La fatica di essere Greci e Latini «La Lettura» alla sfida dei classici
Sul #499 Marilynne Robinson, Silvia Avallone e il dibattito in America
Martin Luther King scrisse di essere stato ispirato, nella sua lotta non violenta, dalla disobbedienza civile di Socrate. Eppure i classici in generale e in particolare gli antichi greci e latini, finora considerati capisaldi della civiltà, stanno passando un periodo difficile negli Stati Uniti. A Princeton ci si può laureare in Lettere classiche senza conoscere lingue antiche (bastano le traduzioni) e la Howard University, che laureò Toni Morrison, ha chiuso la facoltà di Lettere antiche. Tra cancel culture ed esasperazione del politically correct, l’accusa al greco e al latino è quella di essere pertinenze della supremazia bianca e del colonialismo.
Affronta questi temi il nuovo numero de «la Lettura», il #499, già da oggi in anteprima nell’App e da domani in edicola. Due autrici come Silvia Avallone e l’americana Marilynne Robinson aprono il supplemento confrontandosi con le asprezze e le bellezze dei classici di epoche diverse dalla nostra. Marilynne Robinson ripercorre il suo rapporto con Dante, ricordando l’impresa di codifica della lingua volgare e definendo il poeta una «luce potentissima che illuminò tanta parte della Terra». Silvia Avallone ragiona sulla barbarie del mondo narrato da Omero nell’Iliade, in cui la condizione delle donne era di vittime, di trofei, di «vinte», e interroga il classico dalla prospettiva della propria identità, conquistata, di scrittrice e di donna.
Proprio perché lontani da noi, i classici appaiono utili a capire come siamo arrivati fin qui: lo sostiene John McWhorter, linguista della Columbia University, intervistato da Costanza Rizzacasa d’Orsogna: cancellare le lettere classiche significherebbe anche per gli Stati Uniti «cancellare una parte di noi», anche dal punto di vista linguistico.
Arricchire la conoscenza illumina i punti oscuri delle vicende storiche, forse più di tante cancellazioni: la docente Saidiya Hartman ricostruisce e ripercorre le rotte del traffico di schiavi dal Ghana agli Stati Uniti nella sua indagine narrativa Perdi la madre (Tamu Edizioni): ne parla nell’intervista di Viviana Mazza. L’esame delle fonti può aiuta- re a ripristinare la verità stori- ca: il British Museum dedica una mostra a Nerone (fino al 24 ottobre), dove emerge come il mito negativo dell’imperatore «folle» sia nato a posteriori da ambienti senatoriali irritati dal populismo del despota: ne scrive Luigi Ippolito.

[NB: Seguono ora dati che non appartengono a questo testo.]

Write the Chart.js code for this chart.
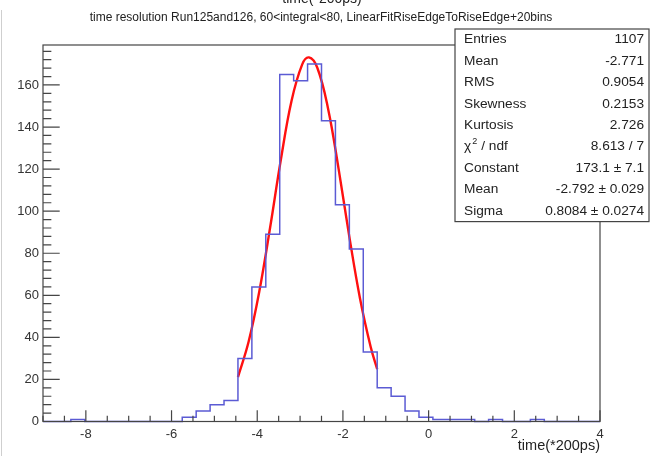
<!DOCTYPE html>
<html><head><meta charset="utf-8">
<script src="https://cdn.jsdelivr.net/npm/chart.js@4/dist/chart.umd.min.js"></script>
<style>html,body{margin:0;padding:0;background:#fff;}#wrap{position:relative;width:651px;height:456px;}canvas{display:block;}</style>
</head><body><div id="wrap"><canvas id="c" width="651" height="456"></canvas></div>
<script>
// ---------- data ----------
const chartTitle = "time resolution Run125and126, 60<integral<80, LinearFitRiseEdgeToRiseEdge+20bins";
const topCutText = "time(*200ps)";
const xAxisTitle = "time(*200ps)";
const xMin = -9, xMax = 4, nBins = 40;
const yMax = 179;
const binCounts = [0,0,1,0,0,0,0,0,0,0,
                   2,5,8,10,30,64,89,165,162,170,
                   143,103,82,33,16,12,5,2,1,1,
                   1,0,1,0,0,1,0,0,0,0];
// gaus fit curve
const fitX = [-4.45,-4.2,-3.95,-3.7,-3.45,-3.2,-2.95,-2.792,-2.6,-2.35,-2.1,-1.85,-1.6,-1.35,-1.2];
const fitY = [21.1,38.0,62.0,92.1,124.3,152.4,169.8,173.1,168.3,149.1,120.0,87.8,58.4,35.3,24.9];
const xTicks = [-8,-6,-4,-2,0,2,4];
const yTicks = [0,20,40,60,80,100,120,140,160];
const xMinorStep = 0.5, yMinorStep = 4;
const statLabels = ["Entries","Mean","RMS","Skewness","Kurtosis","χ2 / ndf","Constant","Mean","Sigma"];
const statValues = ["1107","-2.771","0.9054","0.2153","2.726","8.613 / 7","173.1 ± 7.1","-2.792 ± 0.029","0.8084 ± 0.0274"];

// ---------- build ----------
const binW = (xMax - xMin) / nBins;
const histPts = binCounts.map((c, i) => ({x: xMin + i * binW, y: c}));
histPts.push({x: xMax, y: binCounts[nBins - 1]});
const fitPts = fitX.map((x, i) => ({x: x, y: fitY[i]}));
const FONT = "'Liberation Sans', Arial, Helvetica, sans-serif";

const decor = {
  id: 'decor',
  beforeDraw(chart) {
    const ctx = chart.ctx;
    ctx.save(); ctx.fillStyle = '#fff'; ctx.fillRect(0, 0, chart.width, chart.height); ctx.restore();
  },
  afterDatasetsDraw(chart) {
    const ctx = chart.ctx, ca = chart.chartArea, xs = chart.scales.x, ys = chart.scales.y;
    ctx.save();
    // left page border
    ctx.strokeStyle = '#cfcfcf'; ctx.lineWidth = 1;
    ctx.beginPath(); ctx.moveTo(1.5, 10); ctx.lineTo(1.5, 456); ctx.stroke();
    // frame
    ctx.strokeStyle = '#454545'; ctx.lineWidth = 1.2;
    ctx.strokeRect(ca.left, ca.top, ca.right - ca.left, ca.bottom - ca.top);
    const hTick = (ca.bottom - ca.top) * 0.03, wTick = (ca.right - ca.left) * 0.03;
    ctx.beginPath();
    xTicks.forEach(v => { const p = xs.getPixelForValue(v); ctx.moveTo(p, ca.bottom); ctx.lineTo(p, ca.bottom - hTick); });
    for (let v = xMin; v <= xMax + 1e-9; v += xMinorStep) {
      if (xTicks.includes(v)) continue;
      const p = xs.getPixelForValue(v); ctx.moveTo(p, ca.bottom); ctx.lineTo(p, ca.bottom - hTick / 2);
    }
    yTicks.forEach(v => { const p = ys.getPixelForValue(v); ctx.moveTo(ca.left, p); ctx.lineTo(ca.left + wTick, p); });
    for (let v = 0; v <= yMax; v += yMinorStep) {
      if (yTicks.includes(v)) continue;
      const p = ys.getPixelForValue(v); ctx.moveTo(ca.left, p); ctx.lineTo(ca.left + wTick / 2, p);
    }
    ctx.stroke();
    // titles
    ctx.fillStyle = '#222';
    ctx.font = '12px ' + FONT; ctx.textAlign = 'center'; ctx.textBaseline = 'middle';
    ctx.fillText(chartTitle, 321, 18);
    ctx.font = '14px ' + FONT; ctx.textBaseline = 'alphabetic';
    ctx.fillText(topCutText, 322, 3);
    ctx.textAlign = 'right'; ctx.textBaseline = 'middle'; ctx.font = '14.5px ' + FONT;
    ctx.fillText(xAxisTitle, ca.right, 446);
    // stats box
    const bx = 455, by = 29, bw = 194, rowH = 21.4, bh = rowH * statLabels.length;
    ctx.fillStyle = '#fff'; ctx.fillRect(bx, by, bw, bh);
    ctx.strokeStyle = '#444'; ctx.lineWidth = 1.2; ctx.strokeRect(bx, by, bw, bh);
    ctx.fillStyle = '#222'; ctx.font = '13.7px ' + FONT; ctx.textBaseline = 'middle';
    statLabels.forEach((lab, i) => {
      const cy = by + rowH * (i + 0.5);
      ctx.textAlign = 'left';
      if (lab.startsWith('χ2')) {
        ctx.fillText('χ', bx + 9, cy);
        const w = ctx.measureText('χ').width;
        ctx.font = '9px ' + FONT; ctx.fillText('2', bx + 9 + w + 1, cy - 5);
        ctx.font = '13.7px ' + FONT; ctx.fillText('/ ndf', bx + 9 + w + 10, cy);
      } else {
        ctx.fillText(lab, bx + 9, cy);
      }
      ctx.textAlign = 'right';
      ctx.fillText(statValues[i], bx + bw - 5, cy);
    });
    ctx.restore();
  }
};

new Chart(document.getElementById('c'), {
  type: 'scatter',
  data: {
    datasets: [
      {data: histPts, showLine: true, stepped: true, borderColor: '#5b5bd4', borderWidth: 1.5,
       pointRadius: 0, fill: false, clip: 4},
      {data: fitPts, showLine: true, borderColor: '#ff1010', borderWidth: 2.4, tension: 0.4,
       pointRadius: 0, fill: false, clip: 4}
    ]
  },
  options: {
    responsive: false, animation: false, devicePixelRatio: 1,
    layout: {padding: {left: 0, top: 45, right: 51, bottom: 0}},
    plugins: {legend: {display: false}, tooltip: {enabled: false}, title: {display: false}},
    scales: {
      x: {type: 'linear', min: xMin, max: xMax,
          grid: {display: false, drawTicks: false}, border: {display: false},
          ticks: {font: {family: FONT, size: 13}, color: '#333', padding: 5, maxRotation: 0, autoSkip: false},
          afterBuildTicks: s => { s.ticks = xTicks.map(v => ({value: v})); },
          afterFit: s => { s.height = 34.5; }},
      y: {type: 'linear', min: 0, max: yMax,
          grid: {display: false, drawTicks: false}, border: {display: false},
          ticks: {font: {family: FONT, size: 13}, color: '#333', padding: 4, autoSkip: false},
          afterBuildTicks: s => { s.ticks = yTicks.map(v => ({value: v})); },
          afterFit: s => { s.width = 43; }}
    }
  },
  plugins: [decor]
});
</script></body></html>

Tra gli altri temi del supplemento, i conflitti nell’ex Jugoslavia, a trent’anni dalle dichiarazioni di indipendenza di Slovenia e Croazia (1991). Gli storici Jože Pirjevec e Stefano Bianchini ripercorrono quella stagione cruenta ma anche la situazione odierna di quei Paesi, nella conversazione a cura di Antonio Carioti. Completa la sezione, l’articolo di Francesco Battistini che ricostruisce la cronistoria delle guerre balcaniche; mentre alcuni giovani artisti dell’Europa centrale e dei Balcani, ospiti al festival Mittelyoung di Cividale del Friuli (24-27 giugno) raccontano come vedono, oggi, le crisi e i conflitti affrontati dai padri.
Molti gli scrittori sul numero. Chuck Palahniuk racconta il nuovo libro L’invenzione del
suono (Mondadori) intervistato da Marco Bruna; l’incipit del suo romanzo è oggi il Tema del Giorno nell’App de «la Lettura». Larry Watson narra l’America di frontiera nel suo Uno di noi (Mattioli 1885): lo intervista Annachiara Sacchi. Chiudono il numero due racconti: Teresa Ciabatti (autrice di Sembrava bellezza, Mondadori) narra con ironia una «prima volta», l’impatto con il passare del tempo, quando «ti chiamano signora» (e ti offrono una sedia); e l’inglese Benjamin Myers (autore di All’orizzonte, Bollati Boringhieri) scrive di un’estate dell’adolescenza, tra giochi, sfide e prove di amicizia.